Liberal incumbent Michael McLeod waited late into the night before deciding he'd won re-election.
"It's close but we feel the difference is big enough for us to be able to call it confidently," he said at a small gathering in Yellowknife.
McLeod led in the polls throughout Monday's election night, but hesitated to declare a win without a concession from the NDP's Kelvin Kotchilea.
CBC could not immediately reach Kotchilea for comment.
Tune in to The Trailbreaker Tuesday morning for updates
The CBC called the election for McLeod shortly after 1 a.m. Tuesday. By then, McLeod had 38 per cent of the vote followed by Kotchilea with 33 per cent. That left McLeod with a narrow 699-vote lead, though official results won't be confirmed until mail-in ballots are added to the tally.
"We were hoping that we would have a majority," McLeod said, speaking to media, and few others, in a Yellowknife hotel. "If we ever needed a new mandate, it's now during a pandemic."
But, he added, "I'm hoping that we will be able to move forward [with] the many issues that are in our platform."
The Conservative's Lea Mollison came a distant third with 14 per cent of the vote.

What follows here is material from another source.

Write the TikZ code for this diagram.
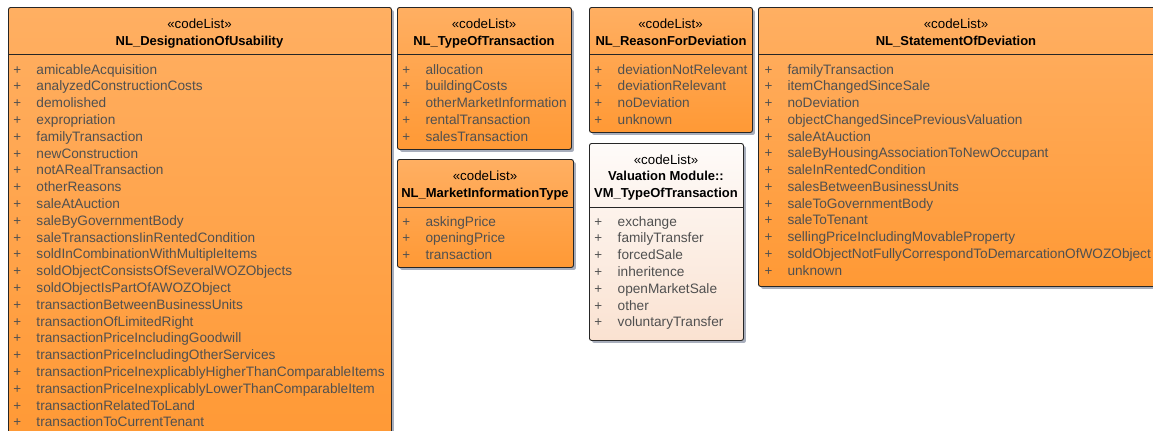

Independent Jane Groenewegen took 13 per cent while the Green's Roland Laufer won three per cent.
The territory had about 30,000 people on the voters list, according to Leanne Tait, Elections Canada's returning officer for the N.W.T.

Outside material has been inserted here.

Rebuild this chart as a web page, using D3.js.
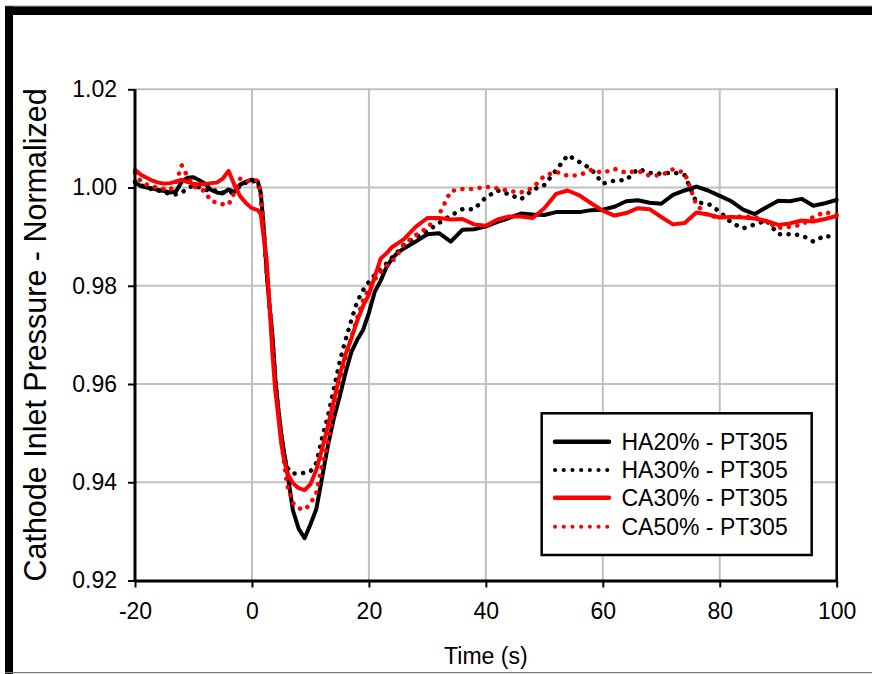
<!DOCTYPE html>
<html>
<head>
<meta charset="utf-8">
<script src="https://cdn.jsdelivr.net/npm/d3@7"></script>
<style>
body { margin: 0; background: #fff; }
svg text { font-family: "Liberation Sans", Arial, sans-serif; fill: #000; }
</style>
</head>
<body>
<div id="chart"></div>
<script>
// time axis (s), shared by all four series
var time = [-20, -19, -18, -17, -16, -15, -14, -13, -12, -11, -10, -9, -8, -7, -6, -5, -4, -3, -2, -1, 0, 1,
	1.5, 2, 2.5, 3, 3.5, 4, 4.5, 5, 5.5, 6, 7, 8, 9, 10, 11, 12, 13, 14, 15, 16, 17, 18, 19, 20, 21, 22, 23, 24, 25, 26,
	28, 30, 32, 34, 36, 38, 40, 42, 44, 46, 48, 50, 52, 54, 56, 58, 60, 62, 64, 66, 68, 70, 72, 74, 76, 78, 80,
	82, 84, 86, 88, 90, 92, 94, 96, 98, 100];

var ha20 = [1.0010, 1.0003, 1.0000, 0.9998, 0.9995, 0.9993, 0.9990, 0.9992, 1.0012, 1.0020, 1.0021, 1.0015, 1.0008,
	0.9995, 0.9990, 0.9988, 0.9996, 0.9991, 1.0006, 1.0012, 1.0016, 1.0012,
	0.9990, 0.9920, 0.9830, 0.9760, 0.9700, 0.9610, 0.9550, 0.9500, 0.9460, 0.9425, 0.9343, 0.9305, 0.9286, 0.9314,
	0.9345, 0.9410, 0.9475, 0.9530, 0.9574, 0.9623, 0.9665, 0.9690, 0.9710, 0.9745, 0.9788, 0.9810, 0.9838, 0.9856,
	0.9868, 0.9876,
	0.9890, 0.9905, 0.9907, 0.9890, 0.9914, 0.9915, 0.9921, 0.9930, 0.9938, 0.9947, 0.9945, 0.9944, 0.9950, 0.9950,
	0.9950, 0.9954, 0.9955, 0.9961, 0.9972, 0.9974, 0.9969, 0.9967, 0.9985, 0.9994, 1.0002, 0.9994, 0.9983,
	0.9972, 0.9955, 0.9946, 0.9960, 0.9973, 0.9972, 0.9977, 0.9963, 0.9968, 0.9975];

var ha30 = [1.0012, 1.0005, 1.0000, 0.9996, 0.9994, 0.9990, 0.9987, 0.9986, 0.9990, 0.9998, 1.0005, 1.0000, 0.9996,
	0.9992, 0.9995, 0.9990, 0.9988, 0.9993, 1.0003, 1.0010, 1.0014, 1.0010,
	0.9985, 0.9915, 0.9830, 0.9760, 0.9690, 0.9610, 0.9545, 0.9495, 0.9455, 0.9430, 0.9418, 0.9418, 0.9419, 0.9422,
	0.9439, 0.9490, 0.9535, 0.9590, 0.9645, 0.9690, 0.9730, 0.9768, 0.9791, 0.9808, 0.9822, 0.9834, 0.9845, 0.9858,
	0.9870, 0.9884,
	0.9898, 0.9912, 0.9928, 0.9943, 0.9956, 0.9956, 0.9980, 0.9994, 0.9986, 0.9976, 0.9995, 1.0005, 1.0035, 1.0066,
	1.0052, 1.0038, 1.0008, 1.0014, 1.0015, 1.0038, 1.0030, 1.0028, 1.0031, 1.0025, 0.9970, 0.9967, 0.9951,
	0.9928, 0.9917, 0.9925, 0.9933, 0.9905, 0.9905, 0.9903, 0.9890, 0.9902, 0.9897];

var ca30 = [1.0036, 1.0026, 1.0020, 1.0014, 1.0010, 1.0008, 1.0009, 1.0012, 1.0016, 1.0011, 1.0008, 1.0006, 1.0007,
	1.0009, 1.0010, 1.0018, 1.0034, 1.0005, 0.9982, 0.9968, 0.9958, 0.9954,
	0.9946, 0.9900, 0.9855, 0.9760, 0.9662, 0.9585, 0.9535, 0.9480, 0.9445, 0.9420, 0.9398, 0.9388, 0.9384, 0.9396,
	0.9425, 0.9468, 0.9515, 0.9566, 0.9618, 0.9660, 0.9693, 0.9729, 0.9759, 0.9782, 0.9818, 0.9855, 0.9866, 0.9879,
	0.9887, 0.9895,
	0.9920, 0.9938, 0.9938, 0.9935, 0.9936, 0.9925, 0.9922, 0.9935, 0.9941, 0.9941, 0.9938, 0.9958, 0.9987, 0.9994,
	0.9984, 0.9968, 0.9953, 0.9943, 0.9948, 0.9958, 0.9956, 0.9940, 0.9925, 0.9928, 0.9949, 0.9945, 0.9939,
	0.9940, 0.9939, 0.9937, 0.9932, 0.9924, 0.9927, 0.9933, 0.9931, 0.9936, 0.9942];

var ca50 = [1.0030, 1.0012, 1.0006, 1.0002, 1.0000, 0.9997, 0.9995, 1.0010, 1.0045, 1.0022, 1.0002, 0.9998, 0.9992,
	0.9972, 0.9970, 0.9966, 0.9965, 0.9990, 1.0018, 1.0012, 1.0015, 1.0014,
	0.9990, 0.9920, 0.9840, 0.9765, 0.9685, 0.9605, 0.9540, 0.9490, 0.9440, 0.9395, 0.9358, 0.9347, 0.9344, 0.9356,
	0.9378, 0.9435, 0.9480, 0.9550, 0.9610, 0.9652, 0.9695, 0.9735, 0.9770, 0.9795, 0.9813, 0.9828, 0.9839, 0.9850,
	0.9865, 0.9885,
	0.9903, 0.9918, 0.9945, 0.9993, 0.9997, 0.9997, 1.0002, 0.9998, 0.9993, 0.9990, 0.9999, 1.0024, 1.0032, 1.0024,
	1.0025, 1.0036, 1.0030, 1.0038, 1.0030, 1.0034, 1.0024, 1.0025, 1.0037, 1.0030, 0.9965, 0.9942, 0.9940,
	0.9940, 0.9941, 0.9940, 0.9930, 0.9918, 0.9920, 0.9924, 0.9940, 0.9950, 0.9944];

var seriesNames = ["HA20% - PT305", "HA30% - PT305", "CA30% - PT305", "CA50% - PT305"];
var seriesValues = [ha20, ha30, ca30, ca50];
var seriesColors = ["#000000", "#000000", "#ff0000", "#ff0000"];
var seriesDotted = [false, true, false, true];

var xTicks = [-20, 0, 20, 40, 60, 80, 100];
var yTicks = [0.92, 0.94, 0.96, 0.98, 1.00, 1.02];

var width = 872, height = 674;
var plot = { left: 135, right: 836.7, top: 89.3, bottom: 580.5 };

var svg = d3.select("#chart").append("svg")
	.attr("width", width)
	.attr("height", height);

// outer frame: thick black bars top and left, thin grey edges
svg.append("rect").attr("x", 5).attr("y", 5.5).attr("width", width - 5).attr("height", 1.2).attr("fill", "#999");
svg.append("rect").attr("x", 5).attr("y", 6.5).attr("width", width - 5).attr("height", 8.5).attr("fill", "#000");
svg.append("rect").attr("x", 5).attr("y", 6.5).attr("width", 8).attr("height", height - 6.5).attr("fill", "#000");
svg.append("rect").attr("x", 5).attr("y", 672).attr("width", width - 5).attr("height", 1.2).attr("fill", "#777");

var x = d3.scaleLinear().domain([-20, 100]).range([plot.left, plot.right]);
var y = d3.scaleLinear().domain([0.92, 1.02]).range([plot.bottom, plot.top]);

// grid
svg.append("g").selectAll("line")
	.data(xTicks.slice(1, -1))
	.enter().append("line")
	.attr("x1", function (d) { return x(d); })
	.attr("x2", function (d) { return x(d); })
	.attr("y1", plot.top)
	.attr("y2", plot.bottom)
	.attr("stroke", "#c0c0c0")
	.attr("stroke-width", 2);

svg.append("g").selectAll("line")
	.data(yTicks.slice(1))
	.enter().append("line")
	.attr("x1", plot.left)
	.attr("x2", plot.right)
	.attr("y1", function (d) { return y(d); })
	.attr("y2", function (d) { return y(d); })
	.attr("stroke", "#c0c0c0")
	.attr("stroke-width", 2);

// right border of plot area
svg.append("line")
	.attr("x1", plot.right).attr("x2", plot.right)
	.attr("y1", plot.top - 1).attr("y2", plot.bottom)
	.attr("stroke", "#000").attr("stroke-width", 2.5);

// series
var line = d3.line()
	.x(function (d) { return x(d[0]); })
	.y(function (d) { return y(d[1]); });

seriesValues.forEach(function (vals, i) {
	var pts = time.map(function (t, j) { return [t, vals[j]]; });
	svg.append("path")
		.datum(pts)
		.attr("d", line)
		.attr("fill", "none")
		.attr("stroke", seriesColors[i])
		.attr("stroke-width", seriesDotted[i] ? 4.5 : 4)
		.attr("stroke-linecap", "round")
		.attr("stroke-linejoin", "round")
		.attr("stroke-dasharray", seriesDotted[i] ? "0.1 8.5" : null);
});

// axes
var yAxis = svg.append("g")
	.attr("transform", "translate(" + plot.left + ",0)")
	.call(d3.axisLeft(y).tickValues(yTicks).tickSize(7).tickSizeOuter(0).tickPadding(11)
		.tickFormat(function (d) { return d.toFixed(2); }));

var xAxis = svg.append("g")
	.attr("transform", "translate(0," + plot.bottom + ")")
	.call(d3.axisBottom(x).tickValues(xTicks).tickSize(7).tickSizeOuter(0).tickPadding(15)
		.tickFormat(function (d) { return String(d); }));

[yAxis, xAxis].forEach(function (ax) {
	ax.select(".domain").attr("stroke", "#000").attr("stroke-width", 3);
	ax.selectAll(".tick line").attr("stroke", "#000").attr("stroke-width", 2);
	ax.selectAll(".tick text").attr("font-size", 23).attr("font-family", null).attr("fill", "#000");
});
yAxis.select(".domain").attr("d", "M0," + (plot.bottom + 1.5) + "V" + plot.top);

// axis titles
svg.append("text")
	.attr("x", (plot.left + plot.right) / 2)
	.attr("y", 664)
	.attr("text-anchor", "middle")
	.attr("font-size", 23)
	.text("Time (s)");

svg.append("text")
	.attr("transform", "translate(46," + (plot.top + plot.bottom) / 2 + ") rotate(-90)")
	.attr("text-anchor", "middle")
	.attr("font-size", 30.5)
	.text("Cathode Inlet Pressure - Normalized");

// legend
var legend = svg.append("g");
legend.append("rect")
	.attr("x", 541.7).attr("y", 413.3)
	.attr("width", 270).attr("height", 141.7)
	.attr("fill", "#fff")
	.attr("stroke", "#000")
	.attr("stroke-width", 2.5);

var rowY = [441.7, 470, 497.7, 526.7];
seriesNames.forEach(function (name, i) {
	legend.append("line")
		.attr("x1", 555).attr("x2", 609)
		.attr("y1", rowY[i]).attr("y2", rowY[i])
		.attr("stroke", seriesColors[i])
		.attr("stroke-width", seriesDotted[i] ? 4 : 4.5)
		.attr("stroke-linecap", "round")
		.attr("stroke-dasharray", seriesDotted[i] ? "0.1 8.6" : null);
	legend.append("text")
		.attr("x", 621.5)
		.attr("y", rowY[i] + 8)
		.attr("font-size", 23)
		.text(name);
});
</script>
</body>
</html>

About 3,400 voted in advanced polls and approximately 1,300 requested mail-in ballots, she said.
The standings on late Monday were a slight shakeup from 2019, when the Liberals won 40 per cent, followed by 26 per cent for the Conservatives and 22 per cent for the NDP.
This year, the Conservative's put up a candidate who lives in Thunder Bay, Ont., and said she had never visited the N.W.T.
Low key campaign
The N.W.T.'s election campaign was low key, with candidates barred from travel to several communities as the territory battled its worst outbreak of COVID-19 to date. Travel in and out of Yellowknife is still not recommended by the territory's chief public health officer, and two nearby communities are under local containment orders.
Some voters in remote communities across the Northwest Territories told CBC they were burnt out when it comes to federal politics. Others said it's time for some urgent and meaningful change.
Still others were dismayed to learn that those self-isolating due to COVID-19 or suspected COVID-19 on Sept. 20 would not be able to visit a polling station to cast a vote.